§ **PROBLEM**
Restate the listing that follows word for word, without its pictures.

§ **MATERIAL PROVIDED**
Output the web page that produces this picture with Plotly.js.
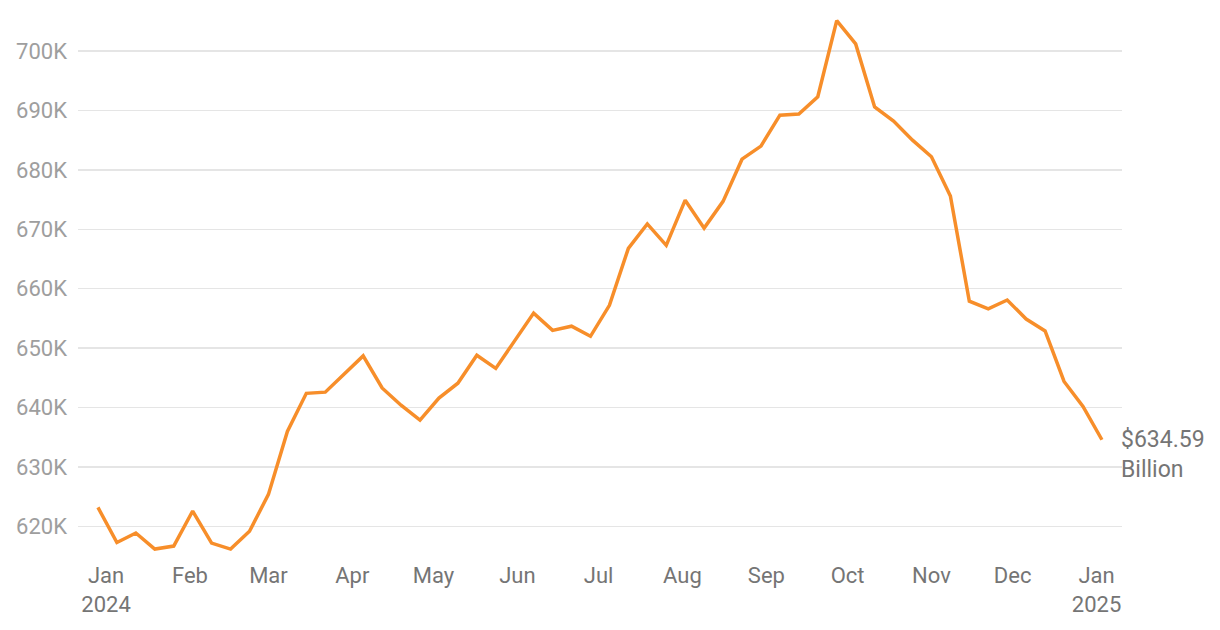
<!DOCTYPE html>
<html>
<head>
<meta charset="utf-8">
<script src="https://cdn.plot.ly/plotly-3.0.1.min.js"></script>
<style>html,body{margin:0;padding:0;background:#fff;}#chart{width:1220px;height:630px;}</style>
</head>
<body>
<div id="chart"></div>
<script>
const dates = ["2023-12-29","2024-01-05","2024-01-12","2024-01-19","2024-01-26","2024-02-02","2024-02-09","2024-02-16","2024-02-23","2024-03-01","2024-03-08","2024-03-15","2024-03-22","2024-03-29","2024-04-05","2024-04-12","2024-04-19","2024-04-26","2024-05-03","2024-05-10","2024-05-17","2024-05-24","2024-05-31","2024-06-07","2024-06-14","2024-06-21","2024-06-28","2024-07-05","2024-07-12","2024-07-19","2024-07-26","2024-08-02","2024-08-09","2024-08-16","2024-08-23","2024-08-30","2024-09-06","2024-09-13","2024-09-20","2024-09-27","2024-10-04","2024-10-11","2024-10-18","2024-10-25","2024-11-01","2024-11-08","2024-11-15","2024-11-22","2024-11-29","2024-12-06","2024-12-13","2024-12-20","2024-12-27","2025-01-03"];
// values in millions of dollars
const values = [623200,617300,618900,616200,616700,622600,617200,616200,619200,625400,636000,642400,642600,645600,648700,643300,640400,637900,641600,644100,648800,646600,651300,655900,653000,653700,652000,657200,666800,670900,667300,674900,670200,674700,681800,684000,689200,689400,692300,705100,701200,690600,688200,685000,682200,675600,657900,656600,658100,654900,652900,644400,640200,634590];
const yTickVals = [620000,630000,640000,650000,660000,670000,680000,690000,700000];
const yTickText = ["620K","630K","640K","650K","660K","670K","680K","690K","700K"];
const xTickVals = ["2024-01-01","2024-02-01","2024-03-01","2024-04-01","2024-05-01","2024-06-01","2024-07-01","2024-08-01","2024-09-01","2024-10-01","2024-11-01","2024-12-01","2025-01-01"];
const xTickText = ["Jan<br>2024","Feb","Mar","Apr","May","Jun","Jul","Aug","Sep","Oct","Nov","Dec","Jan<br>2025"];
const lastLabel = "$634.59<br>Billion";

const trace = {
  x: dates, y: values, type: "scatter", mode: "lines",
  line: {color: "#F78E2A", width: 3.5},
  hoverinfo: "x+y"
};
const layout = {
  width: 1220, height: 630,
  margin: {l: 78, r: 98, t: 10, b: 75},
  paper_bgcolor: "#fff", plot_bgcolor: "#fff",
  font: {family: "Roboto, sans-serif", color: "#757575"},
  showlegend: false,
  xaxis: {
    type: "date",
    range: ["2023-12-21 15:00", "2025-01-10 10:00"],
    tickvals: xTickVals, ticktext: xTickText,
    showgrid: false, zeroline: false, showline: false,
    ticks: "", ticklabelstandoff: 5,
    tickfont: {size: 22, color: "#757575"}
  },
  yaxis: {
    range: [615200, 706900],
    tickvals: yTickVals, ticktext: yTickText,
    showgrid: true, gridcolor: "#e5e5e5", gridwidth: 1.5,
    zeroline: false, showline: false, ticks: "",
    ticklabelstandoff: 10,
    tickfont: {size: 22, color: "#9e9e9e"}
  },
  annotations: [{
    x: dates[dates.length - 1], y: values[values.length - 1],
    xref: "x", yref: "y", text: lastLabel, showarrow: false,
    xanchor: "left", yanchor: "middle", align: "left",
    xshift: 17, yshift: -15,
    font: {size: 23, color: "#757575"}
  }]
};
Plotly.newPlot("chart", [trace], layout, {displayModeBar: false, staticPlot: true});
</script>
</body>
</html>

§ **FINAL RESULT**
Output the web page that produces this picture with Plotly.js.
<!DOCTYPE html>
<html>
<head>
<meta charset="utf-8">
<script src="https://cdn.plot.ly/plotly-3.0.1.min.js"></script>
<style>html,body{margin:0;padding:0;background:#fff;}#chart{width:1220px;height:630px;}</style>
</head>
<body>
<div id="chart"></div>
<script>
const dates = ["2023-12-29","2024-01-05","2024-01-12","2024-01-19","2024-01-26","2024-02-02","2024-02-09","2024-02-16","2024-02-23","2024-03-01","2024-03-08","2024-03-15","2024-03-22","2024-03-29","2024-04-05","2024-04-12","2024-04-19","2024-04-26","2024-05-03","2024-05-10","2024-05-17","2024-05-24","2024-05-31","2024-06-07","2024-06-14","2024-06-21","2024-06-28","2024-07-05","2024-07-12","2024-07-19","2024-07-26","2024-08-02","2024-08-09","2024-08-16","2024-08-23","2024-08-30","2024-09-06","2024-09-13","2024-09-20","2024-09-27","2024-10-04","2024-10-11","2024-10-18","2024-10-25","2024-11-01","2024-11-08","2024-11-15","2024-11-22","2024-11-29","2024-12-06","2024-12-13","2024-12-20","2024-12-27","2025-01-03"];
// values in millions of dollars
const values = [623200,617300,618900,616200,616700,622600,617200,616200,619200,625400,636000,642400,642600,645600,648700,643300,640400,637900,641600,644100,648800,646600,651300,655900,653000,653700,652000,657200,666800,670900,667300,674900,670200,674700,681800,684000,689200,689400,692300,705100,701200,690600,688200,685000,682200,675600,657900,656600,658100,654900,652900,644400,640200,634590];
const yTickVals = [620000,630000,640000,650000,660000,670000,680000,690000,700000];
const yTickText = ["620K","630K","640K","650K","660K","670K","680K","690K","700K"];
const xTickVals = ["2024-01-01","2024-02-01","2024-03-01","2024-04-01","2024-05-01","2024-06-01","2024-07-01","2024-08-01","2024-09-01","2024-10-01","2024-11-01","2024-12-01","2025-01-01"];
const xTickText = ["Jan<br>2024","Feb","Mar","Apr","May","Jun","Jul","Aug","Sep","Oct","Nov","Dec","Jan<br>2025"];
const lastLabel = "$634.59<br>Billion";

const trace = {
  x: dates, y: values, type: "scatter", mode: "lines",
  line: {color: "#F78E2A", width: 3.5},
  hoverinfo: "x+y"
};
const layout = {
  width: 1220, height: 630,
  margin: {l: 78, r: 98, t: 10, b: 75},
  paper_bgcolor: "#fff", plot_bgcolor: "#fff",
  font: {family: "Roboto, sans-serif", color: "#757575"},
  showlegend: false,
  xaxis: {
    type: "date",
    range: ["2023-12-21 15:00", "2025-01-10 10:00"],
    tickvals: xTickVals, ticktext: xTickText,
    showgrid: false, zeroline: false, showline: false,
    ticks: "", ticklabelstandoff: 5,
    tickfont: {size: 22, color: "#757575"}
  },
  yaxis: {
    range: [615200, 706900],
    tickvals: yTickVals, ticktext: yTickText,
    showgrid: true, gridcolor: "#e5e5e5", gridwidth: 1.5,
    zeroline: false, showline: false, ticks: "",
    ticklabelstandoff: 10,
    tickfont: {size: 22, color: "#9e9e9e"}
  },
  annotations: [{
    x: dates[dates.length - 1], y: values[values.length - 1],
    xref: "x", yref: "y", text: lastLabel, showarrow: false,
    xanchor: "left", yanchor: "middle", align: "left",
    xshift: 17, yshift: -15,
    font: {size: 23, color: "#757575"}
  }]
};
Plotly.newPlot("chart", [trace], layout, {displayModeBar: false, staticPlot: true});
</script>
</body>
</html>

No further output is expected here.